Gia Long did indeed change the character for Long in Thăng Long from 龍 (Dragon) to 隆 (Prosperity), but this was not until 1805.88 It is a common assumption that the Gia Long emperor chose his reign name to symbolize the unification of the north and south of his newly created empire by incorporating the characters of Vietnam’s two major cities into his reign name. This assumption has been challenged based on the timing of the change of the long in Thăng Long several years after Gia Long adopted his reign name.89 Even if the story is apocryphal, Cai Tinglan’s account suggests that it dates to as early as 1835. On the other hand, given the highly symbolic nature of reign names, there is reason to think that Gia Long purposefully used meaningful names to promote national unity—even if the alteration of the characters for Thăng Long came second.

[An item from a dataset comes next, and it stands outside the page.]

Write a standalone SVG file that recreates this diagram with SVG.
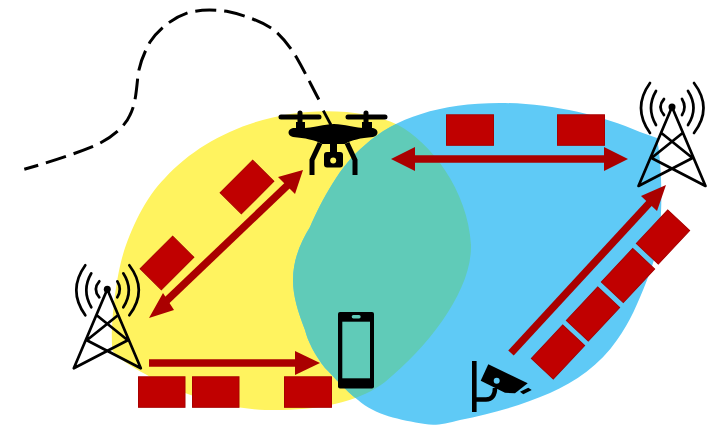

Cai Tinglan’s Chinese perspective at times does not pair up with Vietnamese perspectives. For example, when Cai arrives in Lạng Sơn, the local magistrate informs him that Lạng Sơn and Cao Bằng are still recovering from the Nông Văn Vân rebellion (1833–35). Nông Văn Vân was an ethnically Tày native chieftain (thổ ty) and led local people and Chinese miners against the Nguyễn government. The fact that Chinese joined in the rebellion was not lost on Cai’s Vietnamese interlocutors, who told him so. Cai objected, writing:
Since this their king is more wary of Tang people, but they do not know that the chief instigators were all local people. There were only one or two foreigners among them who were cunning and took the opportunity to secretly attach themselves to them or were coerced into it against their will, but then as a result tens of thousands of migrants lost the favor and gained the enmity of the king, and even traders were subjected to higher taxes. Is it not unjust?90
Although not all of his observations can be taken at face value, Cai provides a trove of information that can deepen our understanding of Vietnamese society in the early nineteenth century.